Tonight’s performance didn’t attain the level of intensity or clarity I remembered from the first season. Surprisingly, the most vivid of the three ballets was the second (the Chamber Symphony), in part because it was the one that received the best musical performance. (Each ballet was led by a different conductor, Ormsby Wilkins for the first, Charles Barker for the second, and David Lamarche for the third.) The Ninth Symphony and Concerto for Piano and Trumpet may simply be too difficult for ABT’s orchestra to play incisively with limited rehearsal time. Both sounded muddy, un-energetic and lacking in contrast.
But this choreography needs the orchestra’s full support to sustain its energy. The opening section of Symphony #9 lacked the wit and musical detail that made it so invigorating at its premiere in 2012. Even so, Veronika Part and Roberto Bolle (who danced in the original) were dramatic and strong as the central couple. Bolle’s limpid presence combines well with Part’s lush dancing. The effortful, muscular way she uses her back tells you everything you need to know about her character. As their guardian angel, Joseph Gorak (a début) was elegant and pristine, with unerringly beautiful lines. As yet, though, he’s too cautious in the role.

Similarly, Piano Concerto #1 didn’t attain the fever pitch I remember from the original cast (which included Natalia Osipova and Diana Vishneva), despite strong performances from its four leads: Christine Shevchenko, Skylar Brandt, Calvin Royal III and Gabe Stone Shayer. All strong, but not brazen or blazing enough. Here, again, the orchestral playing was part of the problem. Shostakovich’s concerto for trumpet, piano, and strings is a delirious mishmash of musical styles. ABT’s orchestra wasn’t up to it.

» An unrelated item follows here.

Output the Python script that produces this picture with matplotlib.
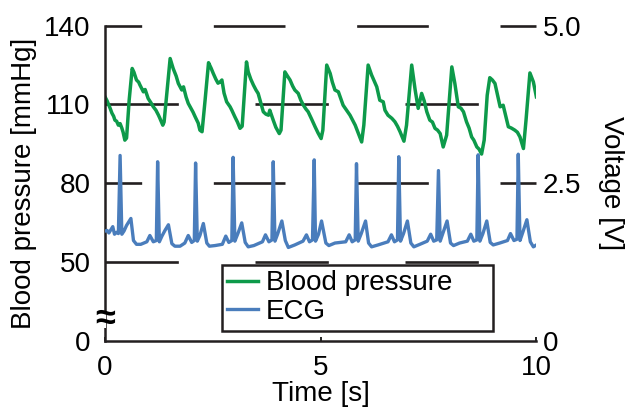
import matplotlib
matplotlib.use('Agg')
import matplotlib.pyplot as plt
from matplotlib.transforms import blended_transform_factory

plt.rcParams['font.family'] = ['Liberation Sans', 'DejaVu Sans']
plt.rcParams['lines.scale_dashes'] = False

# ---------------- data ----------------
bp_time = [0.00, 0.05, 0.12, 0.16, 0.20, 0.23, 0.27, 0.31, 0.35, 0.39, 0.42, 0.46, 0.50,
           0.56, 0.63, 0.67, 0.73, 0.78, 0.81, 0.89, 0.93, 1.00, 1.07, 1.12, 1.18, 1.24,
           1.27, 1.34, 1.37, 1.44, 1.51, 1.58, 1.65, 1.70, 1.78, 1.82, 1.88, 1.93, 1.99,
           2.04, 2.09, 2.16, 2.20, 2.25, 2.32, 2.40, 2.46, 2.51, 2.57, 2.62, 2.67, 2.71,
           2.76, 2.82, 2.90, 2.94, 3.01, 3.07, 3.13, 3.18, 3.28, 3.32, 3.38, 3.44, 3.50,
           3.55, 3.62, 3.67, 3.73, 3.79, 3.82, 3.90, 3.96, 4.04, 4.08, 4.17, 4.23, 4.29,
           4.35, 4.40, 4.48, 4.54, 4.60, 4.66, 4.71, 4.79, 4.87, 4.94, 5.01, 5.05, 5.14,
           5.22, 5.27, 5.33, 5.41, 5.47, 5.52, 5.60, 5.68, 5.74, 5.80, 5.88, 5.95, 6.00,
           6.10, 6.18, 6.24, 6.30, 6.37, 6.45, 6.49, 6.56, 6.65, 6.72, 6.78, 6.84, 6.93,
           6.99, 7.11, 7.19, 7.26, 7.34, 7.40, 7.46, 7.53, 7.59, 7.65, 7.71, 7.77, 7.84,
           7.92, 8.04, 8.11, 8.19, 8.25, 8.31, 8.38, 8.44, 8.50, 8.55, 8.62, 8.67, 8.73,
           8.79, 8.86, 8.92, 8.98, 9.04, 9.10, 9.16, 9.23, 9.28, 9.35, 9.42, 9.50, 9.56,
           9.62, 9.70, 9.76, 9.85, 9.93, 10.00]
bp_mmhg = [112.9, 111.3, 108.5, 106.7, 105.5, 104.0, 103.6, 102.1, 102.7, 101.0, 99.4, 96.4, 97.2,
           111.6, 123.7, 122.3, 119.3, 118.5, 117.4, 114.8, 115.7, 112.3, 110.5, 109.1, 107.8, 105.9,
           104.8, 102.1, 103.3, 115.5, 127.5, 123.7, 120.8, 118.0, 115.5, 116.7, 112.8, 110.4, 108.6,
           107.1, 105.3, 102.9, 100.2, 99.6, 111.6, 125.9, 123.8, 121.8, 119.6, 118.1, 118.6, 119.3,
           114.3, 111.0, 109.1, 107.8, 105.3, 103.3, 100.9, 101.7, 126.2, 122.4, 119.6, 117.4, 115.5,
           114.2, 110.1, 107.2, 106.3, 105.9, 107.8, 104.0, 101.3, 98.9, 100.2, 122.4, 120.8, 119.3,
           117.0, 115.5, 114.2, 111.6, 109.7, 108.2, 107.2, 104.4, 101.5, 99.1, 97.0, 100.2, 125.0,
           121.8, 118.5, 115.5, 114.8, 112.0, 109.7, 107.8, 105.9, 104.0, 102.1, 98.7, 95.7, 102.1,
           125.0, 121.2, 118.9, 116.7, 111.6, 111.0, 107.8, 105.9, 104.7, 103.4, 101.7, 99.6, 96.0,
           102.1, 125.0, 115.5, 108.5, 114.2, 111.3, 107.2, 104.0, 103.3, 100.9, 100.2, 98.9, 93.8,
           98.3, 124.3, 118.0, 109.1, 108.6, 107.2, 103.4, 101.0, 97.6, 96.4, 93.8, 93.0, 91.1,
           96.4, 113.5, 120.2, 119.3, 118.0, 113.5, 109.1, 109.7, 106.3, 101.5, 101.0, 100.2, 99.4,
           97.6, 93.2, 104.0, 122.0, 118.6, 112.9]

ecg_time = [0.00, 0.05, 0.09, 0.18, 0.22, 0.27, 0.31, 0.35, 0.39, 0.44, 0.50, 0.60, 0.66, 0.73, 0.83,
            0.97, 1.04, 1.12, 1.19, 1.22, 1.26, 1.32, 1.39, 1.47, 1.55, 1.62, 1.74,
            1.85, 1.93, 2.01, 2.07, 2.10, 2.14, 2.20, 2.28, 2.36, 2.42, 2.55,
            2.72, 2.80, 2.87, 2.94, 2.97, 3.01, 3.08, 3.17, 3.25, 3.32, 3.45,
            3.65, 3.72, 3.80, 3.87, 3.90, 3.94, 4.00, 4.10, 4.18, 4.25, 4.40,
            4.59, 4.67, 4.74, 4.81, 4.85, 4.88, 4.95, 5.02, 5.12, 5.19, 5.33,
            5.58, 5.66, 5.73, 5.80, 5.83, 5.87, 5.94, 6.04, 6.11, 6.18, 6.33,
            6.56, 6.64, 6.71, 6.78, 6.81, 6.85, 6.92, 7.01, 7.09, 7.16, 7.30,
            7.47, 7.55, 7.62, 7.69, 7.73, 7.77, 7.83, 7.93, 8.01, 8.08, 8.22,
            8.40, 8.48, 8.55, 8.62, 8.65, 8.69, 8.76, 8.85, 8.93, 9.00, 9.15,
            9.33, 9.40, 9.48, 9.55, 9.58, 9.62, 9.68, 9.78, 9.86, 9.93, 10.00]
ecg_volt = [1.74, 1.75, 1.71, 1.81, 1.69, 1.72, 1.70, 2.94, 1.69, 1.74, 1.83, 1.94, 1.59, 1.53, 1.53,
            1.57, 1.67, 1.57, 1.59, 2.84, 1.57, 1.66, 1.75, 1.84, 1.54, 1.50, 1.50,
            1.55, 1.67, 1.56, 1.59, 2.82, 1.58, 1.67, 1.86, 1.55, 1.50, 1.51,
            1.53, 1.66, 1.56, 1.59, 2.91, 1.58, 1.70, 1.87, 1.56, 1.49, 1.51,
            1.57, 1.68, 1.57, 1.60, 2.84, 1.58, 1.69, 1.90, 1.59, 1.48, 1.52,
            1.58, 1.68, 1.57, 1.60, 2.87, 1.58, 1.69, 1.90, 1.55, 1.51, 1.55,
            1.57, 1.68, 1.57, 1.60, 2.81, 1.58, 1.70, 1.90, 1.55, 1.49, 1.52,
            1.57, 1.68, 1.57, 1.60, 2.92, 1.58, 1.70, 1.90, 1.55, 1.49, 1.53,
            1.58, 1.69, 1.58, 1.60, 2.70, 1.58, 1.70, 1.90, 1.55, 1.51, 1.55,
            1.58, 1.69, 1.58, 1.60, 2.95, 1.58, 1.70, 1.90, 1.56, 1.52, 1.55,
            1.59, 1.70, 1.59, 1.61, 2.96, 1.59, 1.71, 1.92, 1.57, 1.49, 1.52]

time_ticks = [0, 5, 10]
bp_ticks = [20, 50, 80, 110, 140]          # 20 is drawn as "0" (broken axis)
bp_tick_labels = ['0', '50', '80', '110', '140']
volt_ticks = [0, 2.5, 5.0]
volt_tick_labels = ['0', '2.5', '5.0']
ref_lines_a = [140, 80]
ref_lines_b = [110, 50]
break_level = 28.0

# ---------------- styling ----------------
GREEN = '#0d9a4a'
BLUE = '#4a7dbc'
DARK = '#231f20'
FS = 20

fig = plt.figure(figsize=(6.28, 4.07), dpi=100)
ax = fig.add_axes([0.1672, 0.1629, 0.6869, 0.7740])
ax2 = ax.twinx()

for y in ref_lines_a:
    ax.axhline(y, color=DARK, lw=1.9, clip_on=False, zorder=1,
               linestyle=(25.2, (51.6, 51.6)))
for y in ref_lines_b:
    ax.axhline(y, color=DARK, lw=1.9, clip_on=False, zorder=1,
               linestyle=(0, (52.8, 55.2)))

l_bp, = ax.plot(bp_time, bp_mmhg, color=GREEN, lw=2.5, zorder=2,
                solid_joinstyle='round', label='Blood pressure')
l_ecg, = ax2.plot(ecg_time, ecg_volt, color=BLUE, lw=2.4,
                  solid_joinstyle='round', label='ECG')

ax.set_xlim(0, 10)
ax.set_ylim(20, 140)
ax2.set_ylim(0, 5)

ax.set_xticks(time_ticks)
ax.set_xticklabels([str(t) for t in time_ticks])
ax.set_yticks(bp_ticks)
ax.set_yticklabels(bp_tick_labels)
ax2.set_yticks(volt_ticks)
ax2.set_yticklabels(volt_tick_labels)

for s in ['top', 'right']:
    ax.spines[s].set_visible(False)
for s in ['left', 'bottom']:
    ax.spines[s].set_linewidth(1.8)
    ax.spines[s].set_color(DARK)
for s in ax2.spines.values():
    s.set_visible(False)

ax.tick_params(axis='y', length=0, pad=10.5, labelsize=FS, colors='black')
ax.tick_params(axis='x', direction='in', length=3, width=1.2, pad=10,
               labelsize=FS, colors='black')
ax2.tick_params(axis='y', length=0, pad=4.5, labelsize=FS, colors='black')

ax.set_xlabel('Time [s]', fontsize=FS, labelpad=0)
ax.set_ylabel('Blood pressure [mmHg]', fontsize=FS, labelpad=5)
ax2.set_ylabel('Voltage [V]', fontsize=FS, rotation=270, va='bottom', labelpad=12)

tr = blended_transform_factory(ax.transAxes, ax.transData)
ax.text(0, break_level, '\u2248', transform=tr, ha='center', va='center',
        fontsize=26, fontweight='bold', clip_on=False, zorder=5,
        bbox=dict(boxstyle='square,pad=-0.25', fc='white', ec='none'))

leg = ax2.legend(handles=[l_bp, l_ecg], loc='lower left',
                 bbox_to_anchor=(0.353, 0.1875, 0.4315, 0.1533),
                 bbox_transform=fig.transFigure, mode='expand', borderaxespad=0,
                 fontsize=FS, fancybox=False, framealpha=1, edgecolor=DARK,
                 borderpad=0.2, labelspacing=0.1, handlelength=1.1, handletextpad=0.3)
leg.get_frame().set_linewidth(1.8)

fig.savefig('out.png', dpi=100)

Perhaps this is why the Chamber Symphony blazed the most brightly. The symphony, which is based on an agonized quartet, is devastating. (It was written at a time when Shostakovich was terribly depressed.) It contains the composer’s musical signature, a series of four notes derived from the letters of his name (DSCH), as well as quotations from his First Symphony, Cello Concerto, and the opera Lady Macbeth of Mtensk, for which he was severely rebuked by Stalin (too bleak). The central role in the ballet is a kind of stand-in for the composer; it was beautifully and touchingly danced by Jeffrey Cirio, who joined the company as a soloist last year. He will surely be promoted to principal soon. His dancing is pristine and full-bodied – it sings. And though he is a small dancer, he projects, like Herman Cornejo. And he’s deeply musical. His three muses/loves were Cassandra Trenary, Isabella Boylston and Devon Teuscher. Trenary and Teuscher were débuting in their roles; Boylston danced her part (the second lover) for the first time earlier this week. The three characters were finely etched. Each pas de deux had a story. Even more than in other ballets, in Shostakovich Trilogy Ratmansky reveals his deep narrative impulses.
The final tableau, rising up from the stage like wave, had a tremendous impact. It filled the stage, like a promise. The Trilogy needs some polishing up, but it’s worth it.